Elisabeth Köstinger, Landwirtschaftsminister Totschnigs Vorgängerin, hatte sich in Brüssel als eine der schärfsten Widersacherinnen der Farm-to-Fork-Strategie etabliert. Mit ihrem Rücktritt keimte die Hoffnung auf eine fortschrittliche, mutige Agrarpolitik in Österreich. 52 Organisationen aus den Bereichen Landwirtschaft, Wissenschaft, Gewerkschaft, Arbeitnehmer:innen- und Konsument:innenschutz, Imkerei, Tier-, Gesundheits- und Umweltschutz sowie humanitäre und kirchliche Organisationen hatten mit einem gemeinsamen Offenen Brief an den neuen Minister appelliert, dafür zu sorgen, dass die EU-Kommission ihre Legislativvorschläge zur Halbierung des Einsatzes und des Risikos von chemischen Pestiziden und zur Wiederherstellung von biodiversitätsfördernden Strukturen am 22. Juni 2022 ohne weitere Verwässerungen vorlegen kann.

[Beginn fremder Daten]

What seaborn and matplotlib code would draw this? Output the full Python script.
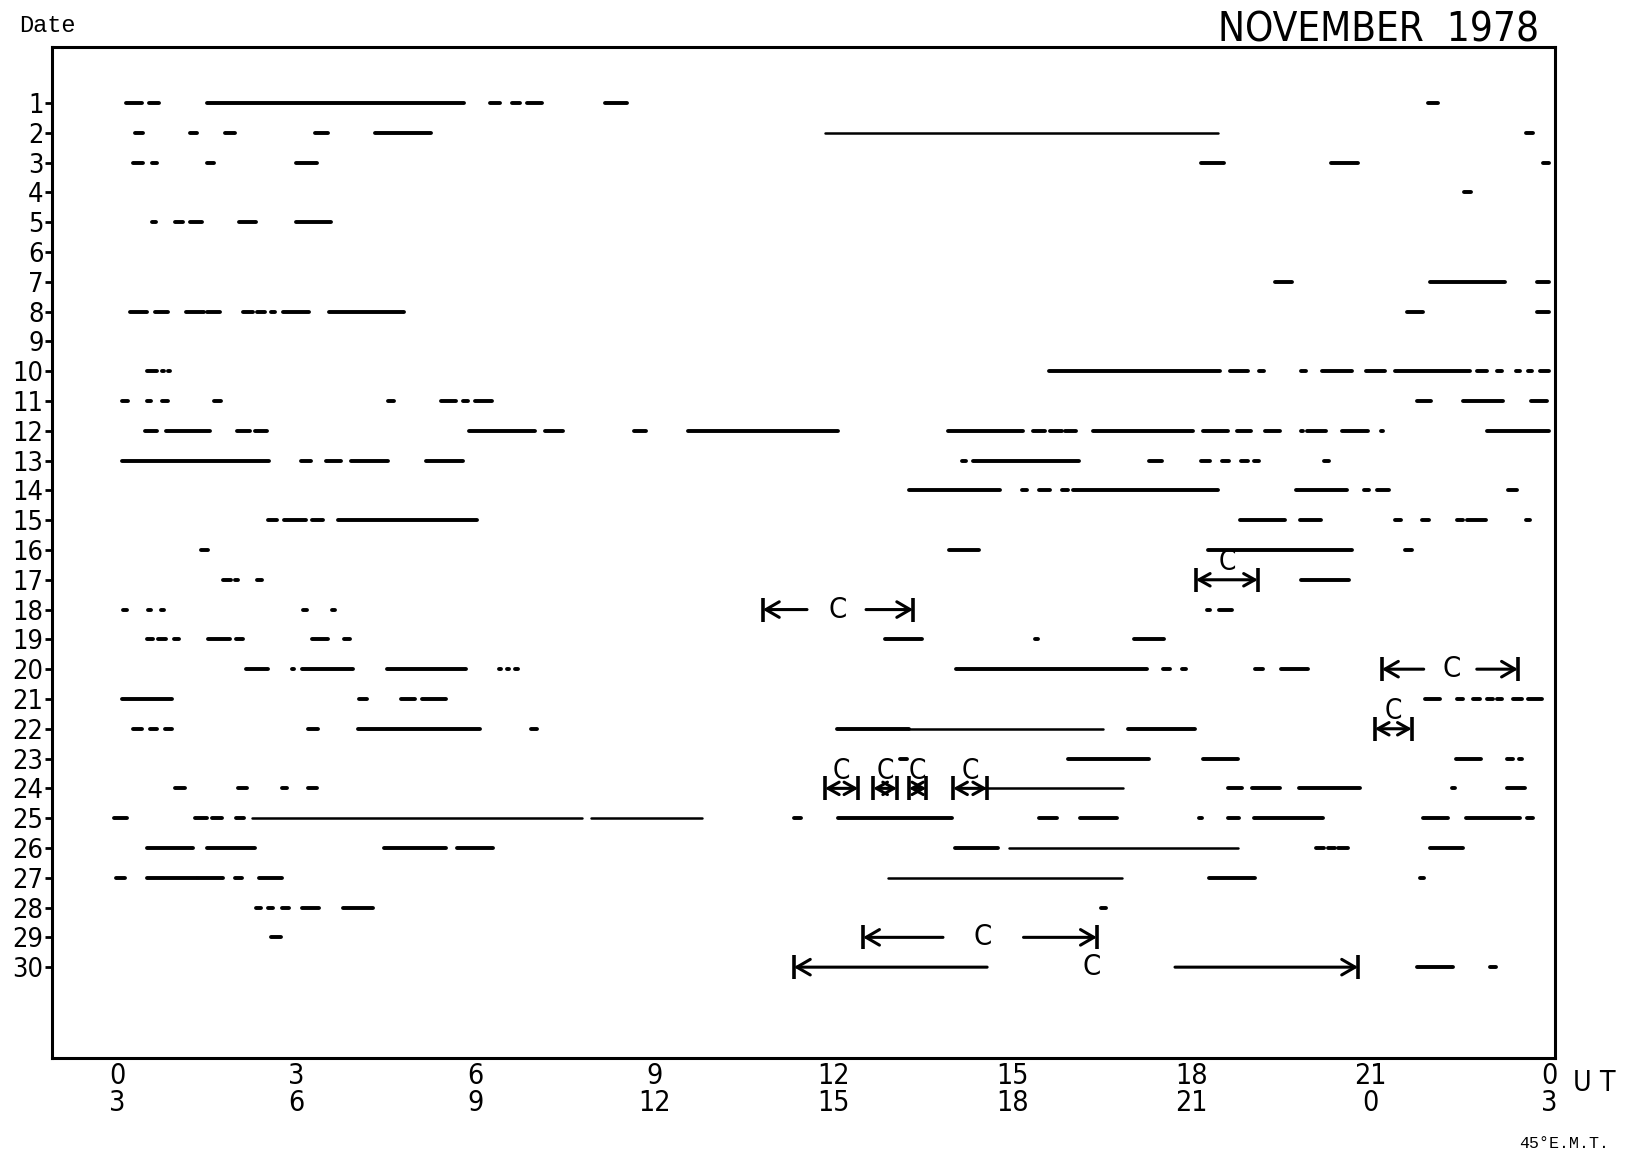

Inhalt des Non-Papers: „Wir wollen nicht“
Österreich und die neun überwiegend osteuropäischen Mitunterzeichner stellen in ihrem Schreiben verbindliche Pestizidreduktionsziele grundsätzlich in Frage. Sie argumentieren, dass eine „Verpflichtung zum Handeln anstelle der Verpflichtung, das Ziel zu erreichen“ eine bessere Umsetzung der Rechtsvorschriften gewährleisten würde. Zudem verlangen sie „maßgeschneiderte legislative Lösungen“ die den „einzigartigen Eigenschaften und sozioökonomischen Fähigkeiten der Mitgliedstaaten“ gerecht werden. Auch sei "die Notwendigkeit des Pflanzenschutzes, um ein ausreichendes Niveau der landwirtschaftlichen Produktion aufrechtzuerhalten und die Ernährungssicherheit zu gewährleisten" zu berücksichtigen. „Diese Aussagen sind alarmierend. GLOBAL 2000 fordert angesichts der Biodiversitäts- und Klimakrise von Landwirtschaftsminister Norbert Totschnig dringend eine Neuorientierung der österreichischen Landwirtschaftspolitik“, so Helmut Burtscher-Schaden abschließend.